Keep friendships that reduce stress, not multiply it. Pay attention to who leaves you feeling calmer, clearer, more inspired, and emotionally safe. The friendships that protect mental health are often those where nobody competes, flexes, or keeps score — just conversation, laughter, and honesty. Protect your circle carefully. Peace of mind is strongly connected to the people closest to you.

Avoid Lifestyle Inflation

After every achievement — a raise, a new client, a bonus — do not immediately upgrade everything. One of the fastest ways to lose peace is increasing your expenses every time your income increases. You also do not need to attend every gathering, reply instantly, or stay constantly visible online. Sometimes peace comes from temporarily unplugging from noise, expectations, and comparison. Not every opportunity deserves access to your energy. Rest is productive too.

Protect Your Sleep

Protect your sleep like an investment.

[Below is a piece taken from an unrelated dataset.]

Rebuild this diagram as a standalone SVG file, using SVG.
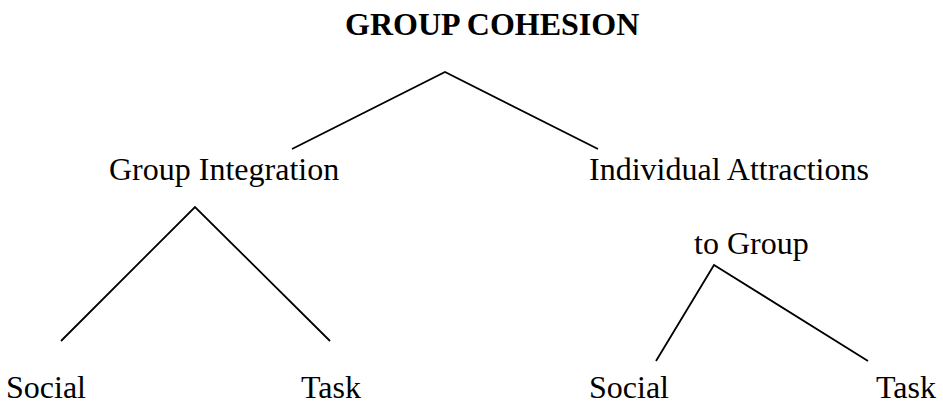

Anxiety often spikes late at night when the body is tired and the mind becomes dramatic. Lack of sleep increases anxiety, worsens overthinking, makes comparison harder to resist, and weakens emotional control. Learn to leave work mentally. Create transition habits: a short walk after work, going to the gym, listening to music during your commute, showering immediately when you get home, or changing clothes right away. Teach your brain to distinguish between work time and personal time, especially if you work from home.

Mindful Screen Time

Be mindful of your screen time. Social media compresses thousands of people's best moments into one scroll session. No human being is psychologically designed to process that daily without feeling inadequate. Not every season feels exciting. Some phases of life are about stabilizing finances, recovering emotionally, helping family, rebuilding confidence, or surviving transition. Not every year will feel cinematic. But quiet seasons are often where real foundations are built.

The True Cost of Peace

The most successful and happiest people are not those who have everything. They are the ones who no longer feel the need to prove anything every single day. Peace of mind is expensive — much more expensive than 40 luxury vehicles. Protect it like an investment.